■ Provided material:
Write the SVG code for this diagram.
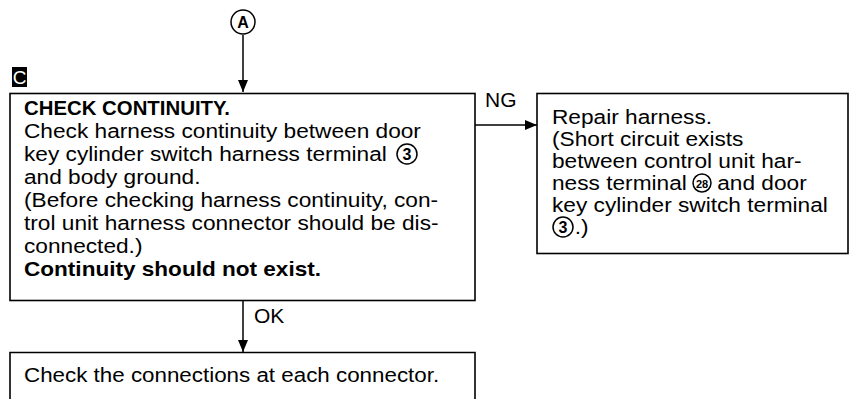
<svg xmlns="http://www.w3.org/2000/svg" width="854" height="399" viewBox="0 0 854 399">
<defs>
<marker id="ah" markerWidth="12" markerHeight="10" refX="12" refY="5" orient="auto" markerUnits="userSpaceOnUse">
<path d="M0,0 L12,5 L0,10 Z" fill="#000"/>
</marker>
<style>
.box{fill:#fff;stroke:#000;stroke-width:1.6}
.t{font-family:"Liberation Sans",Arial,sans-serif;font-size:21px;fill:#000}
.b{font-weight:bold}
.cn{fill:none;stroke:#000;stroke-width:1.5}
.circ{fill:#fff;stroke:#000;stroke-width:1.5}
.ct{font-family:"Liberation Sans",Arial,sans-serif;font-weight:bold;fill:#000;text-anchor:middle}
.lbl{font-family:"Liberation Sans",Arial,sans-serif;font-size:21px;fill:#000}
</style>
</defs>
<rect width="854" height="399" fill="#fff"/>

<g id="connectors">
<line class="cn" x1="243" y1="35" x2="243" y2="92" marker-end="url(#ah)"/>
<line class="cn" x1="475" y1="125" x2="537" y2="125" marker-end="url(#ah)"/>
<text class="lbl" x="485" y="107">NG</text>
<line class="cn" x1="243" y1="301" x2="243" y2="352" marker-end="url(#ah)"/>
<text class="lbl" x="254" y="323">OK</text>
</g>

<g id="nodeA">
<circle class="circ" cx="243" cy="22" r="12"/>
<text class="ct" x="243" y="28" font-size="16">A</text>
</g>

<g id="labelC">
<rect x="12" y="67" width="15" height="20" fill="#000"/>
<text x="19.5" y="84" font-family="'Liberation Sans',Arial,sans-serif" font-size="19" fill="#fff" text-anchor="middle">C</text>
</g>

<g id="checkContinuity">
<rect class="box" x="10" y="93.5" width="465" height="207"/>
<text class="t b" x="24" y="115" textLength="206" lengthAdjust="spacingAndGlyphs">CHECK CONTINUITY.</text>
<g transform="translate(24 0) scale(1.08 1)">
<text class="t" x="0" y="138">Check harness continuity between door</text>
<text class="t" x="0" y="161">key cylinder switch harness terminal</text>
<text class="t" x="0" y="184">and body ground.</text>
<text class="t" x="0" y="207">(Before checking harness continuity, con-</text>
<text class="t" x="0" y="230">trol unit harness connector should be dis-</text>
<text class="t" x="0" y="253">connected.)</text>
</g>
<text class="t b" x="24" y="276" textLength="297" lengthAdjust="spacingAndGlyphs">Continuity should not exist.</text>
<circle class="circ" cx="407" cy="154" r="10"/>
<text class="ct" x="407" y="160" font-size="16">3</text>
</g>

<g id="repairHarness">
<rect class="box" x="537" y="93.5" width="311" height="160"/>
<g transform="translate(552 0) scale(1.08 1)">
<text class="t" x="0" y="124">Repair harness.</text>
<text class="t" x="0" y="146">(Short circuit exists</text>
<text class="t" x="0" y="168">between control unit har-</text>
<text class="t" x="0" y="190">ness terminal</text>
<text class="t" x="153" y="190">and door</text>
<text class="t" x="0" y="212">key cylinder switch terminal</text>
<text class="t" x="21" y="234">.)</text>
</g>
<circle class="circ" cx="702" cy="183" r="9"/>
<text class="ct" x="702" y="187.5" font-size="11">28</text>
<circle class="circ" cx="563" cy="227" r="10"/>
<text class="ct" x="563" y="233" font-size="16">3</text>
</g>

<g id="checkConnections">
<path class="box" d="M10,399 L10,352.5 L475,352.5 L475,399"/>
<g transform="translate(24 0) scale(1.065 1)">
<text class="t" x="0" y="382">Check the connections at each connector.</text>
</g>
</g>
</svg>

■ Objective: Quote the data exactly, leaving every image out of the copy.

■ Answer below:
Write the SVG code for this diagram.
<svg xmlns="http://www.w3.org/2000/svg" width="854" height="399" viewBox="0 0 854 399">
<defs>
<marker id="ah" markerWidth="12" markerHeight="10" refX="12" refY="5" orient="auto" markerUnits="userSpaceOnUse">
<path d="M0,0 L12,5 L0,10 Z" fill="#000"/>
</marker>
<style>
.box{fill:#fff;stroke:#000;stroke-width:1.6}
.t{font-family:"Liberation Sans",Arial,sans-serif;font-size:21px;fill:#000}
.b{font-weight:bold}
.cn{fill:none;stroke:#000;stroke-width:1.5}
.circ{fill:#fff;stroke:#000;stroke-width:1.5}
.ct{font-family:"Liberation Sans",Arial,sans-serif;font-weight:bold;fill:#000;text-anchor:middle}
.lbl{font-family:"Liberation Sans",Arial,sans-serif;font-size:21px;fill:#000}
</style>
</defs>
<rect width="854" height="399" fill="#fff"/>

<g id="connectors">
<line class="cn" x1="243" y1="35" x2="243" y2="92" marker-end="url(#ah)"/>
<line class="cn" x1="475" y1="125" x2="537" y2="125" marker-end="url(#ah)"/>
<text class="lbl" x="485" y="107">NG</text>
<line class="cn" x1="243" y1="301" x2="243" y2="352" marker-end="url(#ah)"/>
<text class="lbl" x="254" y="323">OK</text>
</g>

<g id="nodeA">
<circle class="circ" cx="243" cy="22" r="12"/>
<text class="ct" x="243" y="28" font-size="16">A</text>
</g>

<g id="labelC">
<rect x="12" y="67" width="15" height="20" fill="#000"/>
<text x="19.5" y="84" font-family="'Liberation Sans',Arial,sans-serif" font-size="19" fill="#fff" text-anchor="middle">C</text>
</g>

<g id="checkContinuity">
<rect class="box" x="10" y="93.5" width="465" height="207"/>
<text class="t b" x="24" y="115" textLength="206" lengthAdjust="spacingAndGlyphs">CHECK CONTINUITY.</text>
<g transform="translate(24 0) scale(1.08 1)">
<text class="t" x="0" y="138">Check harness continuity between door</text>
<text class="t" x="0" y="161">key cylinder switch harness terminal</text>
<text class="t" x="0" y="184">and body ground.</text>
<text class="t" x="0" y="207">(Before checking harness continuity, con-</text>
<text class="t" x="0" y="230">trol unit harness connector should be dis-</text>
<text class="t" x="0" y="253">connected.)</text>
</g>
<text class="t b" x="24" y="276" textLength="297" lengthAdjust="spacingAndGlyphs">Continuity should not exist.</text>
<circle class="circ" cx="407" cy="154" r="10"/>
<text class="ct" x="407" y="160" font-size="16">3</text>
</g>

<g id="repairHarness">
<rect class="box" x="537" y="93.5" width="311" height="160"/>
<g transform="translate(552 0) scale(1.08 1)">
<text class="t" x="0" y="124">Repair harness.</text>
<text class="t" x="0" y="146">(Short circuit exists</text>
<text class="t" x="0" y="168">between control unit har-</text>
<text class="t" x="0" y="190">ness terminal</text>
<text class="t" x="153" y="190">and door</text>
<text class="t" x="0" y="212">key cylinder switch terminal</text>
<text class="t" x="21" y="234">.)</text>
</g>
<circle class="circ" cx="702" cy="183" r="9"/>
<text class="ct" x="702" y="187.5" font-size="11">28</text>
<circle class="circ" cx="563" cy="227" r="10"/>
<text class="ct" x="563" y="233" font-size="16">3</text>
</g>

<g id="checkConnections">
<path class="box" d="M10,399 L10,352.5 L475,352.5 L475,399"/>
<g transform="translate(24 0) scale(1.065 1)">
<text class="t" x="0" y="382">Check the connections at each connector.</text>
</g>
</g>
</svg>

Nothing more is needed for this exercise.